If you own in a Florida condominium building that is three or more habitable stories tall, your association must have a structural milestone inspection and a Structural Integrity Reserve Study (SIRS). After the Surfside collapse, the Legislature made both mandatory and made it illegal to waive the reserves that fund the repairs the SIRS identifies. As an owner, you have the right to see these studies, to get the required disclosures, and to hold the board accountable for meeting the deadlines.

The milestone inspection is in Florida Statute 553.899. The SIRS is in 718.112(2)(g).

Milestone inspection (Florida Statute 553.899)

A milestone inspection is a structural inspection of a building's load-bearing elements by a licensed architect or engineer. It applies to condominium and cooperative buildings that are three habitable stories or more in height.

  • The initial milestone inspection must be completed by December 31 of the year the building turns 30 years old (based on the certificate of occupancy date), and then every 10 years after that.
  • A local building official may require the first inspection earlier, by December 31 of the year the building turns 25 years old, based on local conditions such as proximity to salt water. This is now a local-agency judgment call, not a fixed "within 3 miles of the coast" rule.
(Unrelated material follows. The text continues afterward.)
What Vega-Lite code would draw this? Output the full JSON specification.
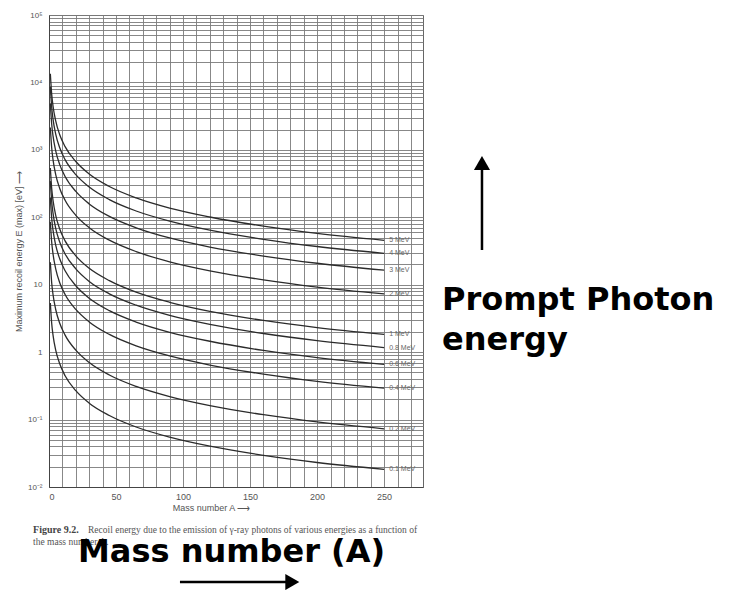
{
  "$schema": "https://vega.github.io/schema/vega-lite/v6.json",
  "width": 374,
  "height": 472,
  "autosize": {"type": "none"},
  "padding": {"left": 49, "top": 15, "right": 313, "bottom": 103},
  "background": "white",
  "config": {
    "view": {"stroke": "#666", "strokeWidth": 1},
    "font": "Liberation Sans"
  },
  "datasets": {
    "curves": [
      {"E":"5","A":1,"R":13420},{"E":"5","A":2,"R":6710},{"E":"5","A":3,"R":4473},{"E":"5","A":5,"R":2684},{"E":"5","A":8,"R":1678},{"E":"5","A":12,"R":1118},{"E":"5","A":20,"R":671},{"E":"5","A":30,"R":438},{"E":"5","A":45,"R":286},{"E":"5","A":65,"R":194},{"E":"5","A":90,"R":137},{"E":"5","A":120,"R":101},{"E":"5","A":160,"R":73.8},{"E":"5","A":200,"R":57.7},{"E":"5","A":250,"R":45.6},
      {"E":"4","A":1,"R":8589},{"E":"4","A":2,"R":4295},{"E":"4","A":3,"R":2863},{"E":"4","A":5,"R":1718},{"E":"4","A":8,"R":1074},{"E":"4","A":12,"R":716},{"E":"4","A":20,"R":429},{"E":"4","A":30,"R":281},{"E":"4","A":45,"R":183},{"E":"4","A":65,"R":124},{"E":"4","A":90,"R":87.8},{"E":"4","A":120,"R":64.4},{"E":"4","A":160,"R":47.2},{"E":"4","A":200,"R":36.9},{"E":"4","A":250,"R":29.2},
      {"E":"3","A":1,"R":4831},{"E":"3","A":2,"R":2416},{"E":"3","A":3,"R":1610},{"E":"3","A":5,"R":966},{"E":"3","A":8,"R":604},{"E":"3","A":12,"R":403},{"E":"3","A":20,"R":242},{"E":"3","A":30,"R":158},{"E":"3","A":45,"R":103},{"E":"3","A":65,"R":69.9},{"E":"3","A":90,"R":49.4},{"E":"3","A":120,"R":36.2},{"E":"3","A":160,"R":26.6},{"E":"3","A":200,"R":20.8},{"E":"3","A":250,"R":16.4},
      {"E":"2","A":1,"R":2147},{"E":"2","A":2,"R":1074},{"E":"2","A":3,"R":716},{"E":"2","A":5,"R":429},{"E":"2","A":8,"R":268},{"E":"2","A":12,"R":179},{"E":"2","A":20,"R":107},{"E":"2","A":30,"R":70.1},{"E":"2","A":45,"R":45.8},{"E":"2","A":65,"R":31.0},{"E":"2","A":90,"R":21.9},{"E":"2","A":120,"R":16.1},{"E":"2","A":160,"R":11.8},{"E":"2","A":200,"R":9.23},{"E":"2","A":250,"R":7.30},
      {"E":"1","A":1,"R":537},{"E":"1","A":2,"R":268},{"E":"1","A":3,"R":179},{"E":"1","A":5,"R":107},{"E":"1","A":8,"R":67.1},{"E":"1","A":12,"R":44.7},{"E":"1","A":20,"R":26.8},{"E":"1","A":30,"R":17.5},{"E":"1","A":45,"R":11.5},{"E":"1","A":65,"R":7.76},{"E":"1","A":90,"R":5.49},{"E":"1","A":120,"R":4.03},{"E":"1","A":160,"R":2.95},{"E":"1","A":200,"R":2.31},{"E":"1","A":250,"R":1.83},
      {"E":"0.8","A":1,"R":344},{"E":"0.8","A":2,"R":172},{"E":"0.8","A":3,"R":115},{"E":"0.8","A":5,"R":68.7},{"E":"0.8","A":8,"R":42.9},{"E":"0.8","A":12,"R":28.6},{"E":"0.8","A":20,"R":17.2},{"E":"0.8","A":30,"R":11.2},{"E":"0.8","A":45,"R":7.33},{"E":"0.8","A":65,"R":4.97},{"E":"0.8","A":90,"R":3.51},{"E":"0.8","A":120,"R":2.58},{"E":"0.8","A":160,"R":1.89},{"E":"0.8","A":200,"R":1.48},{"E":"0.8","A":250,"R":1.17},
      {"E":"0.6","A":1,"R":193},{"E":"0.6","A":2,"R":96.6},{"E":"0.6","A":3,"R":64.4},{"E":"0.6","A":5,"R":38.6},{"E":"0.6","A":8,"R":24.2},{"E":"0.6","A":12,"R":16.1},{"E":"0.6","A":20,"R":9.66},{"E":"0.6","A":30,"R":6.31},{"E":"0.6","A":45,"R":4.12},{"E":"0.6","A":65,"R":2.79},{"E":"0.6","A":90,"R":1.97},{"E":"0.6","A":120,"R":1.45},{"E":"0.6","A":160,"R":1.06},{"E":"0.6","A":200,"R":0.831},{"E":"0.6","A":250,"R":0.657},
      {"E":"0.4","A":1,"R":85.9},{"E":"0.4","A":2,"R":43.0},{"E":"0.4","A":3,"R":28.6},{"E":"0.4","A":5,"R":17.2},{"E":"0.4","A":8,"R":10.7},{"E":"0.4","A":12,"R":7.16},{"E":"0.4","A":20,"R":4.30},{"E":"0.4","A":30,"R":2.81},{"E":"0.4","A":45,"R":1.83},{"E":"0.4","A":65,"R":1.24},{"E":"0.4","A":90,"R":0.878},{"E":"0.4","A":120,"R":0.644},{"E":"0.4","A":160,"R":0.472},{"E":"0.4","A":200,"R":0.369},{"E":"0.4","A":250,"R":0.292},
      {"E":"0.2","A":1,"R":21.5},{"E":"0.2","A":2,"R":10.7},{"E":"0.2","A":3,"R":7.16},{"E":"0.2","A":5,"R":4.29},{"E":"0.2","A":8,"R":2.68},{"E":"0.2","A":12,"R":1.79},{"E":"0.2","A":20,"R":1.07},{"E":"0.2","A":30,"R":0.701},{"E":"0.2","A":45,"R":0.458},{"E":"0.2","A":65,"R":0.310},{"E":"0.2","A":90,"R":0.219},{"E":"0.2","A":120,"R":0.161},{"E":"0.2","A":160,"R":0.118},{"E":"0.2","A":200,"R":0.0923},{"E":"0.2","A":250,"R":0.0730},
      {"E":"0.1","A":1,"R":5.37},{"E":"0.1","A":2,"R":2.68},{"E":"0.1","A":3,"R":1.79},{"E":"0.1","A":5,"R":1.07},{"E":"0.1","A":8,"R":0.671},{"E":"0.1","A":12,"R":0.447},{"E":"0.1","A":20,"R":0.268},{"E":"0.1","A":30,"R":0.175},{"E":"0.1","A":45,"R":0.115},{"E":"0.1","A":65,"R":0.0776},{"E":"0.1","A":90,"R":0.0549},{"E":"0.1","A":120,"R":0.0403},{"E":"0.1","A":160,"R":0.0295},{"E":"0.1","A":200,"R":0.0231},{"E":"0.1","A":250,"R":0.0183}
    ],
    "labels": [
      {"t":"5    MeV","A":250,"R":45.6},
      {"t":"4    MeV","A":250,"R":29.2},
      {"t":"3    MeV","A":250,"R":16.4},
      {"t":"2    MeV","A":250,"R":7.30},
      {"t":"1    MeV","A":250,"R":1.83},
      {"t":"0.8 MeV","A":250,"R":1.17},
      {"t":"0.6 MeV","A":250,"R":0.657},
      {"t":"0.4 MeV","A":250,"R":0.292},
      {"t":"0.2 MeV","A":250,"R":0.073},
      {"t":"0.1 MeV","A":250,"R":0.0183}
    ],
    "big": [
      {"t":"Prompt Photon","A":293.2,"R":4.22},
      {"t":"energy","A":293.2,"R":1.08},
      {"t":"Mass number (A)","A":21.6,"R":0.000773}
    ],
    "capBold": [
      {"t":"Figure 9.2.","A":-11.9,"R":0.00208}
    ],
    "cap": [
      {"t":"Recoil energy due to the emission of γ-ray photons of various energies as a function of","A":29.1,"R":0.00208},
      {"t":"the mass number A.","A":-11.9,"R":0.00138}
    ],
    "arrows": [
      {"A":323.0,"R":32.7,"A2":323.0,"R2":520},
      {"A":97.7,"R":0.00039,"A2":177.0,"R2":0.00039}
    ],
    "headUp": [{"A":323.0,"R":640}],
    "headRight": [{"A":181.5,"R":0.00039}]
  },
  "layer": [
    {
      "data": {"name": "curves"},
      "mark": {"type": "line", "interpolate": "monotone", "color": "#2b2b2b", "strokeWidth": 1.3, "clip": true},
      "encoding": {
        "x": {
          "field": "A", "type": "quantitative",
          "scale": {"domain": [0, 279], "nice": false, "zero": false},
          "axis": {
            "values": [0,10,20,30,40,50,60,70,80,90,100,110,120,130,140,150,160,170,180,190,200,210,220,230,240,250,260,270],
            "tickCount": 100,
            "labelExpr": "datum.value % 50 == 0 ? datum.label : ''",
            "labelOverlap": false,
            "ticks": false,
            "grid": true, "gridColor": "#7a7a7a", "gridWidth": 0.9,
            "domainColor": "#444",
            "labelFont": "Liberation Sans", "labelFontSize": 9, "labelColor": "#555", "labelPadding": 5,
            "title": "Mass number A  ⟶",
            "titleFont": "Liberation Sans", "titleFontSize": 9, "titleFontWeight": "normal", "titleColor": "#555",
            "titleX": 162, "titleAlign": "center", "titlePadding": 2
          }
        },
        "y": {
          "field": "R", "type": "quantitative",
          "scale": {"type": "log", "domain": [0.01, 100000], "nice": false},
          "axis": {
            "values": [0.01,0.02,0.03,0.04,0.05,0.06,0.07,0.08,0.09,0.1,0.2,0.3,0.4,0.5,0.6,0.7,0.8,0.9,1,2,3,4,5,6,7,8,9,10,20,30,40,50,60,70,80,90,100,200,300,400,500,600,700,800,900,1000,2000,3000,4000,5000,6000,7000,8000,9000,10000,20000,30000,40000,50000,60000,70000,80000,90000,100000],
            "tickCount": 200,
            "labelExpr": "datum.value == 100000 ? '10⁵' : datum.value == 10000 ? '10⁴' : datum.value == 1000 ? '10³' : datum.value == 100 ? '10²' : datum.value == 10 ? '10' : datum.value == 1 ? '1' : datum.value == 0.1 ? '10⁻¹' : datum.value == 0.01 ? '10⁻²' : ''",
            "labelOverlap": false,
            "ticks": false,
            "grid": true, "gridColor": "#7a7a7a", "gridWidth": 0.9,
            "domainColor": "#444",
            "labelFont": "Liberation Sans", "labelFontSize": 8, "labelColor": "#555", "labelPadding": 7,
            "title": "Maximum recoil energy E (max) [eV]  ⟶",
            "titleFont": "Liberation Sans", "titleFontSize": 9, "titleFontWeight": "normal", "titleColor": "#555",
            "titlePadding": 4
          }
        },
        "detail": {"field": "E", "type": "nominal"}
      }
    },
    {
      "data": {"name": "labels"},
      "mark": {"type": "text", "align": "left", "baseline": "middle", "dx": 5, "fontSize": 7, "color": "#666", "font": "Liberation Sans"},
      "encoding": {
        "x": {"field": "A", "type": "quantitative"},
        "y": {"field": "R", "type": "quantitative"},
        "text": {"field": "t"}
      }
    },
    {
      "data": {"name": "capBold"},
      "mark": {"type": "text", "align": "left", "baseline": "alphabetic", "fontSize": 10, "fontWeight": "bold", "color": "#444", "font": "Liberation Serif", "clip": false},
      "encoding": {
        "x": {"field": "A", "type": "quantitative"},
        "y": {"field": "R", "type": "quantitative"},
        "text": {"field": "t"}
      }
    },
    {
      "data": {"name": "cap"},
      "mark": {"type": "text", "align": "left", "baseline": "alphabetic", "fontSize": 9.5, "color": "#555", "font": "Liberation Serif", "clip": false},
      "encoding": {
        "x": {"field": "A", "type": "quantitative"},
        "y": {"field": "R", "type": "quantitative"},
        "text": {"field": "t"}
      }
    },
    {
      "data": {"name": "big"},
      "mark": {"type": "text", "align": "left", "baseline": "alphabetic", "fontSize": 32, "fontWeight": "bold", "color": "#000", "font": "DejaVu Sans", "clip": false},
      "encoding": {
        "x": {"field": "A", "type": "quantitative"},
        "y": {"field": "R", "type": "quantitative"},
        "text": {"field": "t"}
      }
    },
    {
      "data": {"name": "arrows"},
      "mark": {"type": "rule", "color": "#000", "strokeWidth": 2.5, "clip": false},
      "encoding": {
        "x": {"field": "A", "type": "quantitative"},
        "y": {"field": "R", "type": "quantitative"},
        "x2": {"field": "A2"},
        "y2": {"field": "R2"}
      }
    },
    {
      "data": {"name": "headUp"},
      "mark": {"type": "point", "shape": "triangle-up", "filled": true, "color": "#000", "size": 260, "opacity": 1, "clip": false},
      "encoding": {
        "x": {"field": "A", "type": "quantitative"},
        "y": {"field": "R", "type": "quantitative"}
      }
    },
    {
      "data": {"name": "headRight"},
      "mark": {"type": "point", "shape": "triangle-right", "filled": true, "color": "#000", "size": 260, "opacity": 1, "clip": false},
      "encoding": {
        "x": {"field": "A", "type": "quantitative"},
        "y": {"field": "R", "type": "quantitative"}
      }
    }
  ]
}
Local officials also have authority over timing, so confirm your building's exact deadline with your city or county building department. Deadlines have shifted with recent legislation, so do not rely on a generic date.
  • The inspection is done in two phases. Phase One is visual. If the inspector finds signs of substantial structural deterioration, Phase Two is a deeper investigation.

The association must distribute a summary of the inspector's report to all owners and, for buildings that must post records online, publish it. You have the right to see the full report as an official record under 718.111(12).

Structural Integrity Reserve Study, SIRS (Florida Statute 718.112(2)(g))

A SIRS is a reserve study focused on the structural components of the building. It applies to condominium buildings three habitable stories or more and must be completed at least every 10 years.

The SIRS must study, at a minimum, these components: the roof; load-bearing walls or other primary structural members; the floor; the foundation; fireproofing and fire protection systems; plumbing; electrical systems; waterproofing and exterior painting; windows and exterior doors; and any other item with a deferred maintenance or replacement cost exceeding $25,000 (raised from $10,000 by HB 913 in 2025) whose failure would negatively affect those listed items.

The rule that gives the SIRS teeth: for budgets adopted on or after December 31, 2024, the association cannot waive or underfund the reserves for the components covered by the SIRS. Owners can no longer vote to skip funding these reserves. This is a major change from the old system, where owners could waive reserves year after year until a building fell behind on critical repairs. Special assessments to catch up are now common, and lawful, when reserves were historically underfunded.

The 2025 update (HB 913, effective July 1, 2025) added flexibility without bringing back waivers: it extended the deadline to complete the first SIRS to December 31, 2025, and, after a milestone inspection, an association may pause or reduce reserve contributions for up to two budget years to prioritize the repairs the inspection found, or fund the reserves through a special assessment, line of credit, or loan with owner approval.

How to tell if the board is out of compliance

  • Your building is three or more habitable stories and has no completed milestone inspection, or missed its deadline (confirm the date with the local building department).
  • The board will not give you the milestone report or the SIRS.
  • The budget adopted after December 31, 2024, waives or fails to fund the structural reserves the SIRS requires.
  • The association is not distributing the required inspection summary to owners.

Step by step

  1. Get the documents. Request the milestone inspection report, the SIRS, and the reserve line items in the current budget with a records request (/documents/records-inspection-request). These are official records.
  2. Confirm the deadline. Call your city or county building department and ask for your building's milestone inspection due date. Do not assume.
  3. Check the reserves. Compare the SIRS components against the budget. For any budget adopted on or after December 31, 2024, the structural reserves cannot be waived.
  4. Raise it at a meeting. Put the missing inspection or the underfunded reserve on the agenda, and get the board's position in the minutes.
  5. Escalate to DBPR. Financial and records issues are within DBPR's post-turnover jurisdiction; file complaint form 33-032 (/documents/dbpr-complaint-guide). For a building safety concern, also contact your local building official, who enforces 553.899, and, if you believe there is an immediate danger, do not wait.
  6. Get an attorney for safety or foreclosure stakes. Building safety and large special assessments are high-stakes. A licensed Florida attorney can move faster than an administrative complaint when a structure is at risk.

What you can do next

Pull the milestone report, the SIRS, and the reserve budget with a records request (/documents/records-inspection-request), and confirm your building's inspection deadline directly with the local building department. If reserves for SIRS components were waived in a post-2024 budget, that is a violation you can take to DBPR on form 33-032 (/documents/dbpr-complaint-guide), and, for safety, to your local building official.